* _Dataset excerpt_
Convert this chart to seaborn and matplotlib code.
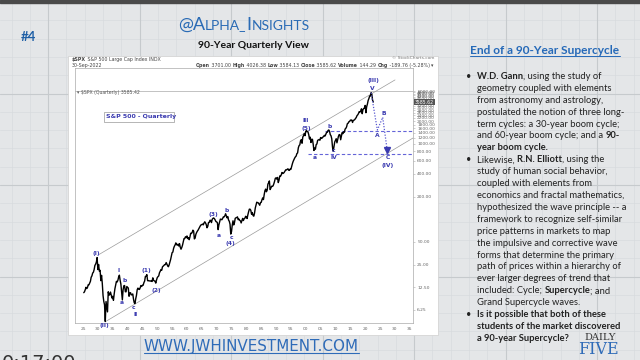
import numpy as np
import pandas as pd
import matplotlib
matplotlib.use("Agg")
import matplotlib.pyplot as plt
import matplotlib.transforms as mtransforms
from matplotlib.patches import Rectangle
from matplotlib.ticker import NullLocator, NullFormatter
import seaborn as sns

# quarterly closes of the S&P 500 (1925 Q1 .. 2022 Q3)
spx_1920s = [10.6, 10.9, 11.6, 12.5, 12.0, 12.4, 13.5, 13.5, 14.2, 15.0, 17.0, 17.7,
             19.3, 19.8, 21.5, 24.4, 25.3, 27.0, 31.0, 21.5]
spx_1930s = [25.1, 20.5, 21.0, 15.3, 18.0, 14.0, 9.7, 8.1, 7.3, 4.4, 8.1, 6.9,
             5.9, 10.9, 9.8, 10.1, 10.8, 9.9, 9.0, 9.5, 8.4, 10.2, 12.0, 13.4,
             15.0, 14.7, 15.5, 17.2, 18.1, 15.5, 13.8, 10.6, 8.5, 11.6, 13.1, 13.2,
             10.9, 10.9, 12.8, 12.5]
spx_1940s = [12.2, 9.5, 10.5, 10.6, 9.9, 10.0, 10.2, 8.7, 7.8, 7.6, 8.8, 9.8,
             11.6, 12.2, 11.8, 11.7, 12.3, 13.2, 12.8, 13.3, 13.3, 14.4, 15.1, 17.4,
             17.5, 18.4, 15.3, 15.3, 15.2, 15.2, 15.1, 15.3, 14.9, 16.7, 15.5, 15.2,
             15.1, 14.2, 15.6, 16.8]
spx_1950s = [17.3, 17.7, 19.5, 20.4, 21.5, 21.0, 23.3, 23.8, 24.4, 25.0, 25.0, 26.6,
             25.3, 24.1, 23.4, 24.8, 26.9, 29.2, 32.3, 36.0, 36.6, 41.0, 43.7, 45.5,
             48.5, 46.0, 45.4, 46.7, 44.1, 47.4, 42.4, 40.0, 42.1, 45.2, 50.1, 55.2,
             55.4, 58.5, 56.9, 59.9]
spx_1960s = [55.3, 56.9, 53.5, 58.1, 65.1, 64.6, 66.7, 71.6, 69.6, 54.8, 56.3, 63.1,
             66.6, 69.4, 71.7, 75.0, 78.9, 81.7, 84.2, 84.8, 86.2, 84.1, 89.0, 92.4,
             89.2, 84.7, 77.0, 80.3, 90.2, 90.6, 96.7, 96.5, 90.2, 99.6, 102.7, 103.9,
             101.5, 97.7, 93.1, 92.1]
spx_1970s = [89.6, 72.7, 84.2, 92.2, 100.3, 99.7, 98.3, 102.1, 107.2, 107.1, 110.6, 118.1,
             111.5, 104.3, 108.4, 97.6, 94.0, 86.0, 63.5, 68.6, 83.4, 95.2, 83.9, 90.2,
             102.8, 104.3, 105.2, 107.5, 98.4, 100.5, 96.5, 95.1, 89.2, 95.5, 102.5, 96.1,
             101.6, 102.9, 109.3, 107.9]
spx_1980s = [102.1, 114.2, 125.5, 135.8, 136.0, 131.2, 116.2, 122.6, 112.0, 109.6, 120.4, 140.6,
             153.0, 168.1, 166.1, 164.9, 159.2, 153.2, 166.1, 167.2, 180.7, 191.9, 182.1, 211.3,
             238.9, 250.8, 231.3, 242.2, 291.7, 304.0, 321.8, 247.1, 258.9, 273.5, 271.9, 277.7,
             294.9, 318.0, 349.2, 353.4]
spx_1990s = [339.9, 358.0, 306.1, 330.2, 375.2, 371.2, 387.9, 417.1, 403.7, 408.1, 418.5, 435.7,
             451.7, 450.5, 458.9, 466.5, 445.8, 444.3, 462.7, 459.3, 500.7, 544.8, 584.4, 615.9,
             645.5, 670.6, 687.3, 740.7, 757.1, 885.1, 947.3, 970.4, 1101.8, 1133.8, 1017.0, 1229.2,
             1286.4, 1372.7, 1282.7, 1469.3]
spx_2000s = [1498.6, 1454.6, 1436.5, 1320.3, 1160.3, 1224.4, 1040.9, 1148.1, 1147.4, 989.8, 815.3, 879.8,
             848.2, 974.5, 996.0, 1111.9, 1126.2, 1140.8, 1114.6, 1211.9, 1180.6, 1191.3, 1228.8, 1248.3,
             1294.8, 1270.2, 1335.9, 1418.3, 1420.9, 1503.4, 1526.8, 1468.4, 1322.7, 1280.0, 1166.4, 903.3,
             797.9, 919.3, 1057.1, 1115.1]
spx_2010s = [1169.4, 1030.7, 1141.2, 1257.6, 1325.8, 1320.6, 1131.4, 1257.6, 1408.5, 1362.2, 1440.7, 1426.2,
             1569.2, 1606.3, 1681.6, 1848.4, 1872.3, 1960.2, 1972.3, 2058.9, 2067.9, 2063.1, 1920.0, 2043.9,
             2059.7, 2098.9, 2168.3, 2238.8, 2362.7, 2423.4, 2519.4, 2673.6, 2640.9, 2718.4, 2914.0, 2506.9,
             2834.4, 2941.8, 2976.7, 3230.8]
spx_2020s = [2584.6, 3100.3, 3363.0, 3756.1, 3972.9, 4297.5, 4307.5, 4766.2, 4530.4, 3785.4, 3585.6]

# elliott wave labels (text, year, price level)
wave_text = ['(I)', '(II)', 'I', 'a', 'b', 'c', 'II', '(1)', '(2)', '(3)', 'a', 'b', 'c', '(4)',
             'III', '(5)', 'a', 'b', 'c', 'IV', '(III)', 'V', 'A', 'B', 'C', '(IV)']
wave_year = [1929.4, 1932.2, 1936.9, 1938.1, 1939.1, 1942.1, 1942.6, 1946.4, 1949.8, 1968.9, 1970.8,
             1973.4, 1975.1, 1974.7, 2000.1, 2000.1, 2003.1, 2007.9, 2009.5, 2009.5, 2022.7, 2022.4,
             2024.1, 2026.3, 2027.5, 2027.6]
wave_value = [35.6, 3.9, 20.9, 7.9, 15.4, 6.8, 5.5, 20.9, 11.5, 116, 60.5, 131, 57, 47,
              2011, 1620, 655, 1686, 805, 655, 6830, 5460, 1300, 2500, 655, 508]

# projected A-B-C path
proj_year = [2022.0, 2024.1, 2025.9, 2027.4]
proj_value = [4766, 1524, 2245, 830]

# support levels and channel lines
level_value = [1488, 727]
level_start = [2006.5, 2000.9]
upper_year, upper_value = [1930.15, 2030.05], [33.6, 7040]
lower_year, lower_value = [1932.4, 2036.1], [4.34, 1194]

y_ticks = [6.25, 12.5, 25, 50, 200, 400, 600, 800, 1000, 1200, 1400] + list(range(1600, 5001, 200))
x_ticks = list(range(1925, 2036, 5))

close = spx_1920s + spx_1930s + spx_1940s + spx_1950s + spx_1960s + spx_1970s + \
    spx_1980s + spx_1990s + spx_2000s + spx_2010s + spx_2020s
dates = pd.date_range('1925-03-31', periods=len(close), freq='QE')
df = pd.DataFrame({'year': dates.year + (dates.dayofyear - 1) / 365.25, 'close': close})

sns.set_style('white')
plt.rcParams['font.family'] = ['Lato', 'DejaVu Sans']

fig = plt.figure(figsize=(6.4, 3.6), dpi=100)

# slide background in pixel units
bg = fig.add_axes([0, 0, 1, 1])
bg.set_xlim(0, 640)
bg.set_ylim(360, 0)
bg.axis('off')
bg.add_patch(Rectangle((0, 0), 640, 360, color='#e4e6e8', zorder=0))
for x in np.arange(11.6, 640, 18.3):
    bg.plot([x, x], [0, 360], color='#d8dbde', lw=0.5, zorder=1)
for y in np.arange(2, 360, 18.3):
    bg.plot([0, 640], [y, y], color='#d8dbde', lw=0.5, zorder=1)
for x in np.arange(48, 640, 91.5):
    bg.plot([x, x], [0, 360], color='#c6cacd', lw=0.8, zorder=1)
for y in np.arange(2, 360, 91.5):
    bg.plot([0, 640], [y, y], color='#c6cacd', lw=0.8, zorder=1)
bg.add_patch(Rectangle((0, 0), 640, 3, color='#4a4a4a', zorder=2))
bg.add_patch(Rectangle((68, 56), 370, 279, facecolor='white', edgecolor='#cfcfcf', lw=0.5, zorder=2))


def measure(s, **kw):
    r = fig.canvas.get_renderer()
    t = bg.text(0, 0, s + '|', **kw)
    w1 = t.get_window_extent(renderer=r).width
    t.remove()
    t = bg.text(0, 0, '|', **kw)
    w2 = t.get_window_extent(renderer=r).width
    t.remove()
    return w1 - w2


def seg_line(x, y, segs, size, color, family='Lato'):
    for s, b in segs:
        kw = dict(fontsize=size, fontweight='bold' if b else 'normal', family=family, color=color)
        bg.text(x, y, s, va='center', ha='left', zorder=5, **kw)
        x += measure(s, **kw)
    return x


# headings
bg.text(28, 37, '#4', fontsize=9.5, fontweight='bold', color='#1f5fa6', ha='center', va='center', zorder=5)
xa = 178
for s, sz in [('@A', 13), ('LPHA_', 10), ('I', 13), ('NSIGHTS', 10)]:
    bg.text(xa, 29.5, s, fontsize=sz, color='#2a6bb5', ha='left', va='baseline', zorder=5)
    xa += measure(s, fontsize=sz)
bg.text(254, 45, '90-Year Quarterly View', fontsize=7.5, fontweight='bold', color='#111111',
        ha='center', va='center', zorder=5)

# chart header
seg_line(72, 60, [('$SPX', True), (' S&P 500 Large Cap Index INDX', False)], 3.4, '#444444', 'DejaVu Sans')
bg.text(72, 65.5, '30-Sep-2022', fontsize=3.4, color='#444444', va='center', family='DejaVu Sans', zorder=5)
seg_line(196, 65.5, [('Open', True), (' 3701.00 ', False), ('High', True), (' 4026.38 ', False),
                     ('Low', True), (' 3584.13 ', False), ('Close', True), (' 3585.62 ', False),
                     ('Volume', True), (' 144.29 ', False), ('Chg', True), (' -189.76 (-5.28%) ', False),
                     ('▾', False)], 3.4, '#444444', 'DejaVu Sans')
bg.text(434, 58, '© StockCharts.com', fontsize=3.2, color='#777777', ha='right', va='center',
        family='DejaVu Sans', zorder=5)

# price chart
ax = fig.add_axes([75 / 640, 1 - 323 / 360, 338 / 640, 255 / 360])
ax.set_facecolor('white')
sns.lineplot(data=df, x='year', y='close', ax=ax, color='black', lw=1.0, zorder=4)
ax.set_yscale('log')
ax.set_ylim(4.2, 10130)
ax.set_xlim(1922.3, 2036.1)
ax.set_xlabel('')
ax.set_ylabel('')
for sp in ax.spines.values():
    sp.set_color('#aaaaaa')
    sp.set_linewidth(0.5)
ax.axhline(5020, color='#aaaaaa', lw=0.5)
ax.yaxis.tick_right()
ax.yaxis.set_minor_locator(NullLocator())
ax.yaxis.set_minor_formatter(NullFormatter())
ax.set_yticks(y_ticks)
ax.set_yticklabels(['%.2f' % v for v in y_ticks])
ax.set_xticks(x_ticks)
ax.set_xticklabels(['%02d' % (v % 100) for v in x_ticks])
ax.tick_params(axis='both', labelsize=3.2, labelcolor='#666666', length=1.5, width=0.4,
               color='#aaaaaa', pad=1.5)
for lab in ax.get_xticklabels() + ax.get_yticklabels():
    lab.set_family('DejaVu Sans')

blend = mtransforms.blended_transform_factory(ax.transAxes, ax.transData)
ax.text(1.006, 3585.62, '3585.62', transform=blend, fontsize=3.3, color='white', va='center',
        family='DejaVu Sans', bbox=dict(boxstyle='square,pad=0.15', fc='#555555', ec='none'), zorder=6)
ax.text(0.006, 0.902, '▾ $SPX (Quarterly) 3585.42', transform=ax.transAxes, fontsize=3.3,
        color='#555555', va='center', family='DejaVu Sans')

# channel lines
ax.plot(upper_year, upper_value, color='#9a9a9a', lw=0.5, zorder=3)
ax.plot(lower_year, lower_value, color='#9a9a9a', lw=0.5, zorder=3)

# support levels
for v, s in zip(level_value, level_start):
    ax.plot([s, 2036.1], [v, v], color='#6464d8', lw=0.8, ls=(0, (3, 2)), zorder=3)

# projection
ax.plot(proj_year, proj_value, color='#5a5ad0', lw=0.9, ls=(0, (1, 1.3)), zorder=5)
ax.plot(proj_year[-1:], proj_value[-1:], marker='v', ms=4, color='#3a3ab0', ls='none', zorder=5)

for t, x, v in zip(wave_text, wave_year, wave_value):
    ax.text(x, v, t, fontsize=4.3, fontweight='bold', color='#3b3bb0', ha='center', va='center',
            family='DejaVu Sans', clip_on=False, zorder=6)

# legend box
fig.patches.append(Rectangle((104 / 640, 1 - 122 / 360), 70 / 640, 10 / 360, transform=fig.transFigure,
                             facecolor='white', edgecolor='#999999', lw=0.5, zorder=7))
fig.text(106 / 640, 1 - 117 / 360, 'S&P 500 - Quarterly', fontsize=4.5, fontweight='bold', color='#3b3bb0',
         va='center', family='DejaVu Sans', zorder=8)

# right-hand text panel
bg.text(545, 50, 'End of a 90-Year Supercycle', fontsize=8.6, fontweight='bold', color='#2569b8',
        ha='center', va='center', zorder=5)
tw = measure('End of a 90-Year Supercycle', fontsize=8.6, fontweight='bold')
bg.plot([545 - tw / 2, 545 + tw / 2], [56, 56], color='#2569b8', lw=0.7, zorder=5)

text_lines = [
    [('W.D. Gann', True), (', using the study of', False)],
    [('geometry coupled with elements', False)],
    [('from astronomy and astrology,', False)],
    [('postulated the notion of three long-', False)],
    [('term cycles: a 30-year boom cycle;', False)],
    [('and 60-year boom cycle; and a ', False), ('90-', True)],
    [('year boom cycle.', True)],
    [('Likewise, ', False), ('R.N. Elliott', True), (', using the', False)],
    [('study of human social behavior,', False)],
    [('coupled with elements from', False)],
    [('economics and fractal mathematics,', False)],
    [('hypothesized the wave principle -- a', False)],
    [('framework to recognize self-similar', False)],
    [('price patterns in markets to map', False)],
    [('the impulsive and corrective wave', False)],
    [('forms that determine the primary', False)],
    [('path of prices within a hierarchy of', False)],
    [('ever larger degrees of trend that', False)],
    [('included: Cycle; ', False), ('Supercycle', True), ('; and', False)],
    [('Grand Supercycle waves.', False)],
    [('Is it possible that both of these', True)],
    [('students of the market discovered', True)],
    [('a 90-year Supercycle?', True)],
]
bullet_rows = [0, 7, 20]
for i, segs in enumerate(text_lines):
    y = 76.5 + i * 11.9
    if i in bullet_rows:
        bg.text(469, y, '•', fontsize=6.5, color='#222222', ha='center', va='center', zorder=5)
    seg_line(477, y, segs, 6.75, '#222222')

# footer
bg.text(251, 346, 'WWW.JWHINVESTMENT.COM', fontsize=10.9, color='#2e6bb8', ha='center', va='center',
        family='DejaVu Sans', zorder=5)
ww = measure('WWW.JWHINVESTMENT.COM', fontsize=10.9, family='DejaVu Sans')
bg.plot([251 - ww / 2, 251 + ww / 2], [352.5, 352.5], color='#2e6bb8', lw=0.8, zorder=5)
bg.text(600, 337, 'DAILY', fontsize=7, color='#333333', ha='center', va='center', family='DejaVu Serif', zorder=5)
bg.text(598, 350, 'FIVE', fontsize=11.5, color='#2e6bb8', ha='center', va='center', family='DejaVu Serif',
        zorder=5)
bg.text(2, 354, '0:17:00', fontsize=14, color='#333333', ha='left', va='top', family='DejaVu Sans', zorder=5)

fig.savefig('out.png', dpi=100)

* _Given request_
Search the lines above for the string "matplotlib", then show every one that has it.

* _Worked answer_
Convert this chart to seaborn and matplotlib code.
import matplotlib
matplotlib.use("Agg")
import matplotlib.pyplot as plt
import matplotlib.transforms as mtransforms
from matplotlib.patches import Rectangle
from matplotlib.ticker import NullLocator, NullFormatter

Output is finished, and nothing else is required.